**Stated goal**
Repeat each record below exactly, dropping the pictures.

**Records for this exercise**

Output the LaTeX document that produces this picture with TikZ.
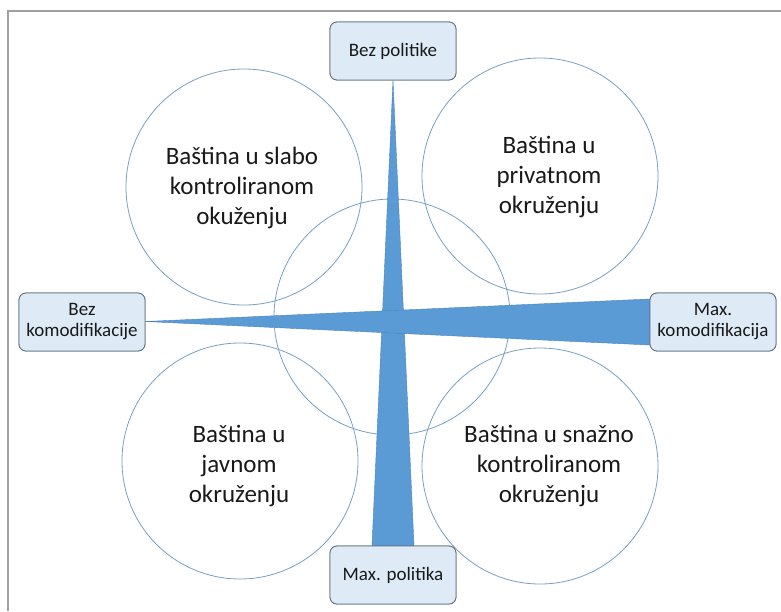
\documentclass[tikz,border=0pt]{standalone}
\usepackage{fontspec}
\setmainfont{Carlito}
\usetikzlibrary{calc}
\definecolor{wedgeblue}{RGB}{91,155,213}
\definecolor{wedgeedge}{RGB}{70,130,190}
\definecolor{boxfill}{RGB}{222,235,247}
\definecolor{boxedge}{RGB}{95,110,125}
\definecolor{ringline}{RGB}{120,160,195}
\definecolor{framegray}{RGB}{160,160,160}
\definecolor{txt}{RGB}{25,25,25}
\tikzset{
  ring/.style={circle, draw=ringline, line width=0.8pt, minimum size=236pt, inner sep=0pt},
  ringtext/.style={align=center, text=txt, font=\fontsize{25}{30}\selectfont},
  axisbox/.style={draw=boxedge, fill=boxfill, rounded corners=7pt, line width=0.8pt,
    minimum width=126pt, minimum height=58pt, inner sep=0pt, align=center,
    text=txt, font=\fontsize{19}{21}\selectfont},
  wedge/.style={fill=wedgeblue, draw=wedgeedge, line width=0.4pt, line join=round}
}
\begin{document}
\begin{tikzpicture}[x=1pt,y=-1pt]
\useasboundingbox (0,0) rectangle (781,611);
\fill[white] (0,0) rectangle (781,611);
\draw[framegray, line width=2pt] (8,611) -- (8,11) -- (781,11);
% circles
\node[ring] (ctl) at (244,187) {};
\node[ring] (ctr) at (540,176) {};
\node[ring] (cc)  at (392,317) {};
\node[ring] (cbl) at (240,461) {};
\node[ring] (cbr) at (540,466) {};
% boxes (positions)
\node[axisbox] (bp) at (393,51) {Bez politike};
\node[axisbox] (mp) at (393,575) {Max. politika};
\node[axisbox] (bk) at (82,322) {Bez\\komodifikacije};
\node[axisbox] (mk) at (713,322) {Max.\\komodifikacija};
% wedges
\draw[wedge] (bp.south) -- ($(mp.north)+(21,0)$) -- ($(mp.north)+(-21,0)$) -- cycle;
\draw[wedge] ($(bk.east)+(0,-0.5)$) -- ($(mk.west)+(0,-23)$) -- ($(mk.west)+(0,23)$) -- cycle;
% boxes on top of wedges
\node[axisbox] at (bp) {Bez politike};
\node[axisbox] at (mp) {Max. politika};
\node[axisbox] at (bk) {Bez\\komodifikacije};
\node[axisbox] at (mk) {Max.\\komodifikacija};
% circle texts
\node[ringtext] (ttl) at (242,188) {Baština u slabo\\kontroliranom\\okuženju};
\node[ringtext] (ttr) at (549,177) {Baština u\\privatnom\\okruženju};
\node[ringtext] (tbl) at (239,466) {Baština u\\javnom\\okruženju};
\node[ringtext] (tbr) at (549,466) {Baština u snažno\\kontroliranom\\okruženju};
\end{tikzpicture}
\end{document}
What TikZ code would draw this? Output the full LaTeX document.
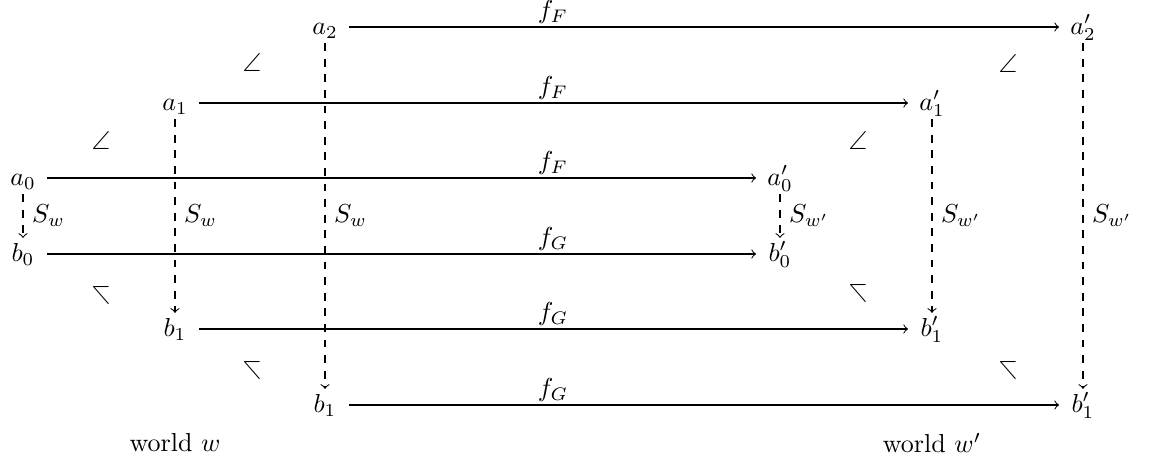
\documentclass[tikz,border=0pt]{standalone}
\usepackage{amssymb}
\begin{document}
\begin{tikzpicture}[x=0.3846pt,y=-0.3846pt,
  obj/.style={inner sep=0pt,minimum width=18pt,minimum height=12pt,text height=1.8ex,text depth=0.5ex},
  lab/.style={inner sep=0pt,anchor=south},
  map/.style={->},
  sec/.style={->,dashed},
  ang/.style={inner sep=0pt}]
\useasboundingbox (0,0) rectangle (1150,462);
% objects
\node[obj] (a0) at (23,178) {$a_0$};
\node[obj] (b0) at (23,254) {$b_0$};
\node[obj] (a1) at (175,103) {$a_1$};
\node[obj] (b1) at (175,329) {$b_1$};
\node[obj] (a2) at (325,27) {$a_2$};
\node[obj] (b2) at (325,405) {$b_1$};
\node[obj] (a0p) at (780,178) {$a'_0$};
\node[obj] (b0p) at (780,254) {$b'_0$};
\node[obj] (a1p) at (932,103) {$a'_1$};
\node[obj] (b1p) at (932,329) {$b'_1$};
\node[obj] (a2p) at (1083,27) {$a'_2$};
\node[obj] (b2p) at (1083,405) {$b'_1$};
% horizontal maps
\draw[map] (a2) -- (a2p);
\draw[map] (a1) -- (a1p);
\draw[map] (a0) -- (a0p);
\draw[map] (b0) -- (b0p);
\draw[map] (b1) -- (b1p);
\draw[map] (b2) -- (b2p);
\node[lab] (l2) at (553,24) {$f_F$};
\node[lab] (l1) at (553,100) {$f_F$};
\node[lab] (l0) at (553,175) {$f_F$};
\node[lab] (m0) at (553,251) {$f_G$};
\node[lab] (m1) at (553,326) {$f_G$};
\node[lab] (m2) at (553,402) {$f_G$};
% vertical sections
\draw[sec] (a0) -- (b0) node[midway,right] {$S_w$};
\draw[sec] (a1) -- (b1) node[pos=0.5,right] {$S_w$};
\draw[sec] (a2) -- (b2) node[pos=0.5,right] {$S_w$};
\draw[sec] (a0p) -- (b0p) node[midway,right] {$S_{w'}$};
\draw[sec] (a1p) -- (b1p) node[pos=0.5,right] {$S_{w'}$};
\draw[sec] (a2p) -- (b2p) node[pos=0.5,right] {$S_{w'}$};
% angles
\node[ang] (u1) at (101,140) {$\angle$};
\node[ang] (u2) at (252,62) {$\angle$};
\node[ang] (u3) at (858,140) {$\angle$};
\node[ang] (u4) at (1008,64) {$\angle$};
\node[ang] (d1) at (101,295) {\scalebox{1}[-1]{$\angle$}};
\node[ang] (d2) at (252,370) {\scalebox{1}[-1]{$\angle$}};
\node[ang] (d3) at (858,294) {\scalebox{1}[-1]{$\angle$}};
\node[ang] (d4) at (1008,370) {\scalebox{1}[-1]{$\angle$}};
% worlds
\node (ww) at (175,443) {world $w$};
\node (wwp) at (932,443) {world $w'$};
\end{tikzpicture}
\end{document}
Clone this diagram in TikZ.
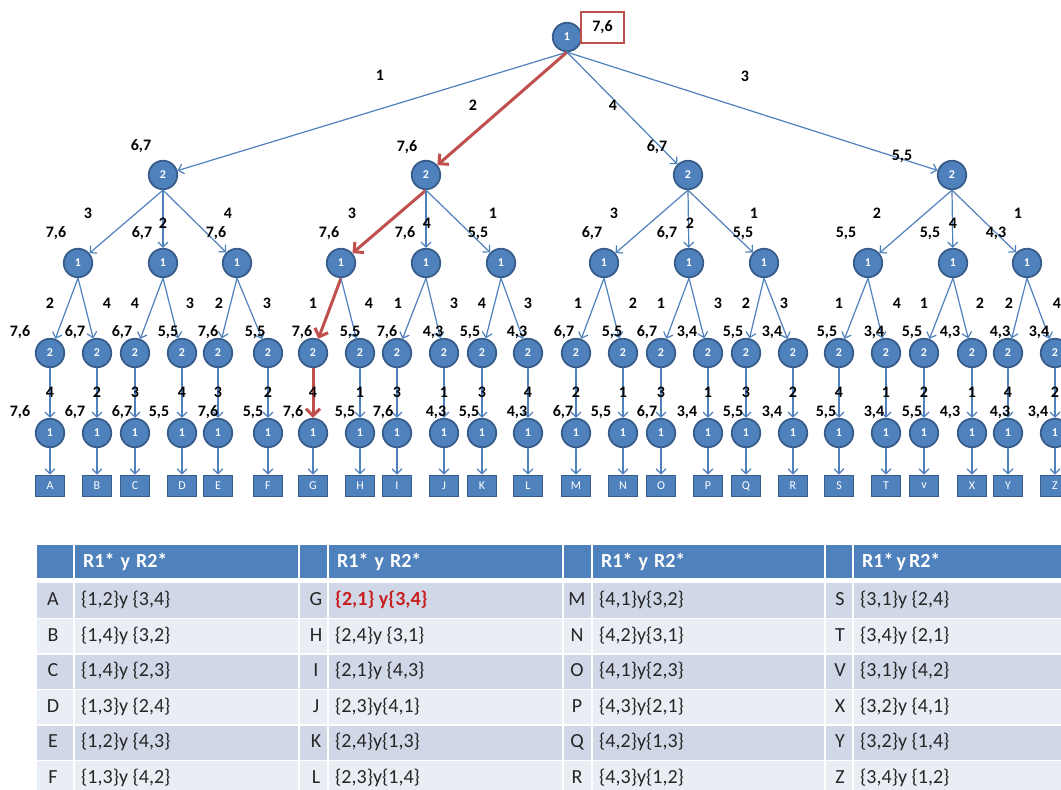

**Response to the exercise**
Output the LaTeX document that produces this picture with TikZ.
\documentclass[tikz,border=0pt]{standalone}
\usepackage{fontspec}
\setmainfont{Carlito}
\usetikzlibrary{calc}
\definecolor{wedgeblue}{RGB}{91,155,213}
\definecolor{wedgeedge}{RGB}{70,130,190}
\definecolor{boxfill}{RGB}{222,235,247}
\definecolor{boxedge}{RGB}{95,110,125}
\definecolor{ringline}{RGB}{120,160,195}
\definecolor{framegray}{RGB}{160,160,160}
\definecolor{txt}{RGB}{25,25,25}
\tikzset{
  ring/.style={circle, draw=ringline, line width=0.8pt, minimum size=236pt, inner sep=0pt},
  ringtext/.style={align=center, text=txt, font=\fontsize{25}{30}\selectfont},
  axisbox/.style={draw=boxedge, fill=boxfill, rounded corners=7pt, line width=0.8pt,
    minimum width=126pt, minimum height=58pt, inner sep=0pt, align=center,
    text=txt, font=\fontsize{19}{21}\selectfont},
  wedge/.style={fill=wedgeblue, draw=wedgeedge, line width=0.4pt, line join=round}
}
\begin{document}
\begin{tikzpicture}[x=1pt,y=-1pt]
\useasboundingbox (0,0) rectangle (781,611);
\fill[white] (0,0) rectangle (781,611);
\draw[framegray, line width=2pt] (8,611) -- (8,11) -- (781,11);
% circles
\node[ring] (ctl) at (244,187) {};
\node[ring] (ctr) at (540,176) {};
\node[ring] (cc)  at (392,317) {};
\node[ring] (cbl) at (240,461) {};
\node[ring] (cbr) at (540,466) {};
% boxes (positions)
\node[axisbox] (bp) at (393,51) {Bez politike};
\node[axisbox] (mp) at (393,575) {Max. politika};
\node[axisbox] (bk) at (82,322) {Bez\\komodifikacije};
\node[axisbox] (mk) at (713,322) {Max.\\komodifikacija};
% wedges
\draw[wedge] (bp.south) -- ($(mp.north)+(21,0)$) -- ($(mp.north)+(-21,0)$) -- cycle;
\draw[wedge] ($(bk.east)+(0,-0.5)$) -- ($(mk.west)+(0,-23)$) -- ($(mk.west)+(0,23)$) -- cycle;
% boxes on top of wedges
\node[axisbox] at (bp) {Bez politike};
\node[axisbox] at (mp) {Max. politika};
\node[axisbox] at (bk) {Bez\\komodifikacije};
\node[axisbox] at (mk) {Max.\\komodifikacija};
% circle texts
\node[ringtext] (ttl) at (242,188) {Baština u slabo\\kontroliranom\\okuženju};
\node[ringtext] (ttr) at (549,177) {Baština u\\privatnom\\okruženju};
\node[ringtext] (tbl) at (239,466) {Baština u\\javnom\\okruženju};
\node[ringtext] (tbr) at (549,466) {Baština u snažno\\kontroliranom\\okruženju};
\end{tikzpicture}
\end{document}
What TikZ code would draw this? Output the full LaTeX document.
\documentclass[tikz,border=0pt]{standalone}
\usepackage{amssymb}
\begin{document}
\begin{tikzpicture}[x=0.3846pt,y=-0.3846pt,
  obj/.style={inner sep=0pt,minimum width=18pt,minimum height=12pt,text height=1.8ex,text depth=0.5ex},
  lab/.style={inner sep=0pt,anchor=south},
  map/.style={->},
  sec/.style={->,dashed},
  ang/.style={inner sep=0pt}]
\useasboundingbox (0,0) rectangle (1150,462);
% objects
\node[obj] (a0) at (23,178) {$a_0$};
\node[obj] (b0) at (23,254) {$b_0$};
\node[obj] (a1) at (175,103) {$a_1$};
\node[obj] (b1) at (175,329) {$b_1$};
\node[obj] (a2) at (325,27) {$a_2$};
\node[obj] (b2) at (325,405) {$b_1$};
\node[obj] (a0p) at (780,178) {$a'_0$};
\node[obj] (b0p) at (780,254) {$b'_0$};
\node[obj] (a1p) at (932,103) {$a'_1$};
\node[obj] (b1p) at (932,329) {$b'_1$};
\node[obj] (a2p) at (1083,27) {$a'_2$};
\node[obj] (b2p) at (1083,405) {$b'_1$};
% horizontal maps
\draw[map] (a2) -- (a2p);
\draw[map] (a1) -- (a1p);
\draw[map] (a0) -- (a0p);
\draw[map] (b0) -- (b0p);
\draw[map] (b1) -- (b1p);
\draw[map] (b2) -- (b2p);
\node[lab] (l2) at (553,24) {$f_F$};
\node[lab] (l1) at (553,100) {$f_F$};
\node[lab] (l0) at (553,175) {$f_F$};
\node[lab] (m0) at (553,251) {$f_G$};
\node[lab] (m1) at (553,326) {$f_G$};
\node[lab] (m2) at (553,402) {$f_G$};
% vertical sections
\draw[sec] (a0) -- (b0) node[midway,right] {$S_w$};
\draw[sec] (a1) -- (b1) node[pos=0.5,right] {$S_w$};
\draw[sec] (a2) -- (b2) node[pos=0.5,right] {$S_w$};
\draw[sec] (a0p) -- (b0p) node[midway,right] {$S_{w'}$};
\draw[sec] (a1p) -- (b1p) node[pos=0.5,right] {$S_{w'}$};
\draw[sec] (a2p) -- (b2p) node[pos=0.5,right] {$S_{w'}$};
% angles
\node[ang] (u1) at (101,140) {$\angle$};
\node[ang] (u2) at (252,62) {$\angle$};
\node[ang] (u3) at (858,140) {$\angle$};
\node[ang] (u4) at (1008,64) {$\angle$};
\node[ang] (d1) at (101,295) {\scalebox{1}[-1]{$\angle$}};
\node[ang] (d2) at (252,370) {\scalebox{1}[-1]{$\angle$}};
\node[ang] (d3) at (858,294) {\scalebox{1}[-1]{$\angle$}};
\node[ang] (d4) at (1008,370) {\scalebox{1}[-1]{$\angle$}};
% worlds
\node (ww) at (175,443) {world $w$};
\node (wwp) at (932,443) {world $w'$};
\end{tikzpicture}
\end{document}
Clone this diagram in TikZ.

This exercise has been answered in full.